CIS exposure to African Bank not big enough to warrant panic

11 August 2014 Leon Campher, ASISA
Leon Campher, CEO of ASISA.

Leon Campher, CEO of ASISA.

The Association for Savings and Investment South Africa (ASISA) has assured collective investment scheme (CIS) investors that there is no need to panic about the woes currently facing African Bank.

Leon Campher, CEO of ASISA, says the exposure of local equity and fixed interest portfolios to African Bank stock and debt instruments is minimal.

“Since equity portfolios are priced daily, the unit price you see today has already factored in the decline in the value of the African Bank share price,” says Campher. “Therefore there is no point in selling your units now in reaction to the developments at African Bank.”

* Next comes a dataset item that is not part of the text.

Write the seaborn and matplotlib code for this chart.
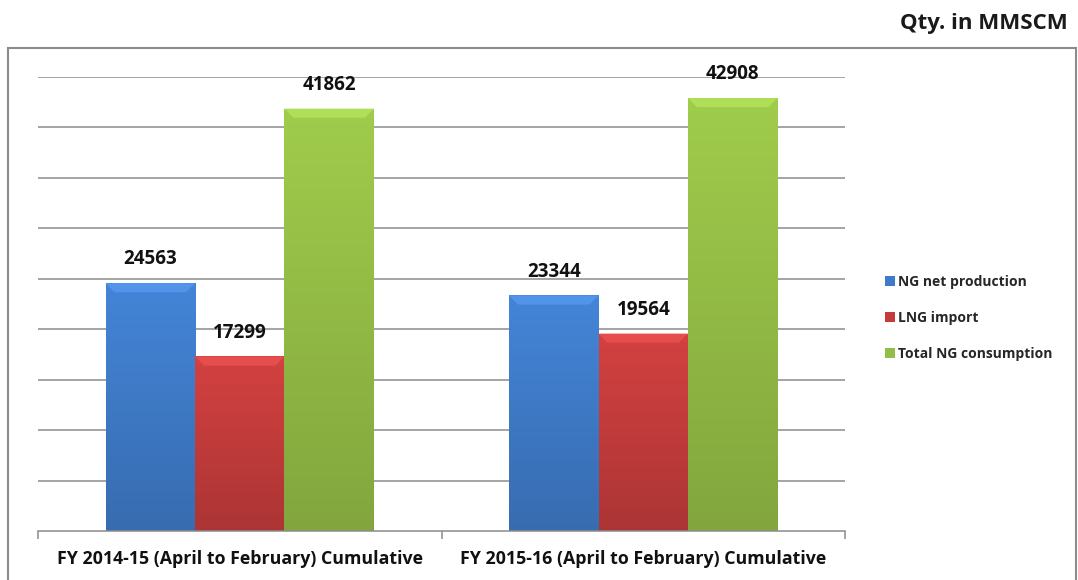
import numpy as np
import pandas as pd
import matplotlib
matplotlib.use("Agg")
import matplotlib.pyplot as plt
import seaborn as sns
from matplotlib.patches import Rectangle, Patch, Polygon

categories = ["FY 2014-15 (April to February) Cumulative",
              "FY 2015-16 (April to February) Cumulative"]
series = ["NG net production", "LNG import", "Total NG consumption"]
ng_net_production = [24563, 23344]
lng_import = [17299, 19564]
total_ng_consumption = [41862, 42908]
colors = ["#3f7bc8", "#c43c3c", "#94bd46"]

rows = []
for s, vals in zip(series, [ng_net_production, lng_import, total_ng_consumption]):
    for c, v in zip(categories, vals):
        rows.append({"Category": c, "Series": s, "Value": v})
df = pd.DataFrame(rows)

sns.set_theme(style="white")
FAM = ["Open Sans", "DejaVu Sans"]
plt.rcParams["font.family"] = FAM

fig = plt.figure(figsize=(10.78, 5.8), dpi=100)
ax = fig.add_axes([38/1078, 49/580, (845-38)/1078, (531-77)/580])

sns.barplot(data=df, x="Category", y="Value", hue="Series", order=categories,
            hue_order=series, palette=colors, width=0.665, saturation=1,
            edgecolor="none", linewidth=0, ax=ax, legend=False)

ax.set_ylim(0, 45000)
ax.set_xlim(-0.5, 1.5)

# gradient/bevel effect
for p in list(ax.patches):
    x0, y0 = p.get_x(), p.get_y()
    w, h = p.get_width(), p.get_height()
    base = np.array(matplotlib.colors.to_rgb(p.get_facecolor()))
    t = np.linspace(0, 1, 100)[:, None]  # 0 bottom -> 1 top
    shade = 0.88 + 0.2 * t
    img = np.clip(base[None, None, :] * shade[:, :, None] * np.ones((1, 10, 1)), 0, 1)
    im = ax.imshow(img, extent=[x0, x0 + w, y0, y0 + h], aspect="auto", origin="lower",
                   zorder=p.get_zorder() + 0.1, interpolation="bilinear")
    im.set_clip_path(p)
    # top bevel (trapezoid)
    bh = 900
    dx = w * 0.1
    light = np.clip(base * 1.12 + 0.04, 0, 1)
    ax.add_patch(Polygon([(x0, y0 + h), (x0 + w, y0 + h), (x0 + w - dx, y0 + h - bh),
                          (x0 + dx, y0 + h - bh)], closed=True, facecolor=light,
                         edgecolor="none", zorder=p.get_zorder() + 0.2))
    ax.annotate(f"{int(round(h))}", (x0 + w / 2, y0 + h), xytext=(0, 10),
                textcoords="offset points", ha="center", va="bottom",
                fontsize=13.5, fontweight="bold", color="#111111")

ax.set_yticks(np.arange(5000, 45001, 5000))
ax.set_yticklabels([])
ax.tick_params(axis="y", length=0)
ax.yaxis.grid(True, color="#8c8c8c", linewidth=1.1)
ax.set_axisbelow(True)
ax.set_xticks([0, 1])
ax.set_xticklabels(categories, fontsize=12.8, fontweight="bold", color="#111111")
ax.set_xticks([-0.5, 0.5, 1.5], minor=True)
ax.tick_params(axis="x", which="major", length=0, pad=14)
ax.tick_params(axis="x", which="minor", length=6, width=1.1, color="#8c8c8c", direction="out")
ax.tick_params(axis="x", which="both", bottom=True)
ax.set_xlabel("")
ax.set_ylabel("")
for s in ["top", "right", "left"]:
    ax.spines[s].set_visible(False)
ax.spines["bottom"].set_color("#8c8c8c")
ax.spines["bottom"].set_linewidth(1.1)

# outer border
fig.patches.append(Rectangle((8/1078, -0.01), (1076-8)/1078, (580-48)/580 + 0.01,
                             transform=fig.transFigure, fill=False,
                             edgecolor="#8c8c8c", linewidth=1.5))

handles = [Patch(facecolor=c, edgecolor="none") for c in colors]
fig.legend(handles, series, loc="center left", bbox_to_anchor=(872/1078, 1 - 318/580),
           frameon=False, handlelength=0.75, handleheight=0.75, handletextpad=0.25,
           labelspacing=1.6, prop={"family": FAM, "weight": "bold", "size": 10})

fig.text(1068/1078, 1 - 23/580, "Qty. in MMSCM", ha="right", va="center",
         fontsize=16, fontweight="bold", color="#1a1a1a", family=FAM)

fig.savefig("out.png", dpi=100)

He says in the case of the 15 money market portfolios that hold African Bank debt instruments, the total exposure to African Bank is only 1.9% of assets under management within these portfolios. According to Campher the exposure to African Bank in all other fixed interest and multi asset portfolios is also not material.

Campher points out that in terms of the support measures announced by the South African Reserve Bank (SARB) yesterday, African Bank senior debt instruments and wholesale deposits retain 90% of face value.

“Despite the 10% reduction in value, the exposure to African Bank debt instruments is not high enough to cause meaningful losses in the context of the portfolios that hold these instruments.”

Campher says fixed interest investors should therefore avoid knee-jerk reactions and remember that they invested for a high yield return, which will not be materially affected by the challenges facing African Bank.

He says ASISA is pro-actively engaging with its members, the Financial Services Board (FSB) and SARB on developments at African Bank, which was placed under curatorship on Sunday 10 August 2014.